Speaking to a group of students at the University of Louisville on Sunday, Sen. Elizabeth Warren (D-Mass.) said incumbent Senate Minority Leader Mitch McConnell (R-Ky.) is more interested in protecting “billionaires” than students.
“When you’ve got a choice between billionaires and students, Mitch McConnell says it is more important to protect the billionaires,” said Warren, according to The Associated Press. Warren was in town raising support for Kentucky Secretary of State Alison Lundergan Grimes, a Democrat, who is challenging McConnell in the November elections. “And that’s what this race is all about. It’s about a man who stood up and filibustered the student loan bill,” Warren said.
Yes! “Filibusters!” Billionaires! Students! Yes! Take it away, Daniel Bryan!
This “billionaires versus students” narrative that Warren spoke of is based in her election-year messaging tool poorly disguised as legislation. The Bank on Students Emergency Loan Refinancing Act would allow certain student loan debtors to refinance at lower interest rates, and to make up for the lost government revenue, would hike taxes on “the wealthy” with the Buffett Rule.

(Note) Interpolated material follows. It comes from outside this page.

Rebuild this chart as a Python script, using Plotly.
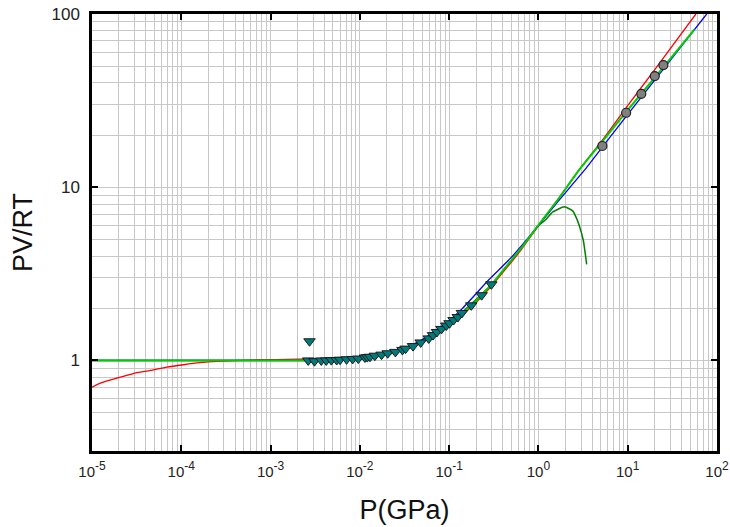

As I wrote in early May, when Warren introduced this thing:
To play this out, the GOP won’t go along with the tax hike, and the student loan refinancing debate will turn into a mudslinging match about how Republicans are holding millions of student loan borrowers hostage to protect their rich friends (like the KOCH BROTHERS!). The issue will go unresolved, Democrats will get a few soundbites for the nightly news stating that Republicans care more about the wealthy than deeply indebted young adults, and we’ll all continue to go about our lives.
A procedural vote to advance the bill failed June 11.
Democrats immediately jumped on Republicans for “protecting” their rich buddies.
Even Jon Stewart wouldn’t buy what Chuck Schumer was selling about it.
Yet here is Elizabeth Warren, dutifully continuing the messaging attack.
An apolitical narcoleptic could see this sort of stuff coming. Forget the partisanship of it — voters should send incumbents who practice this sort of politics home on account of boredom.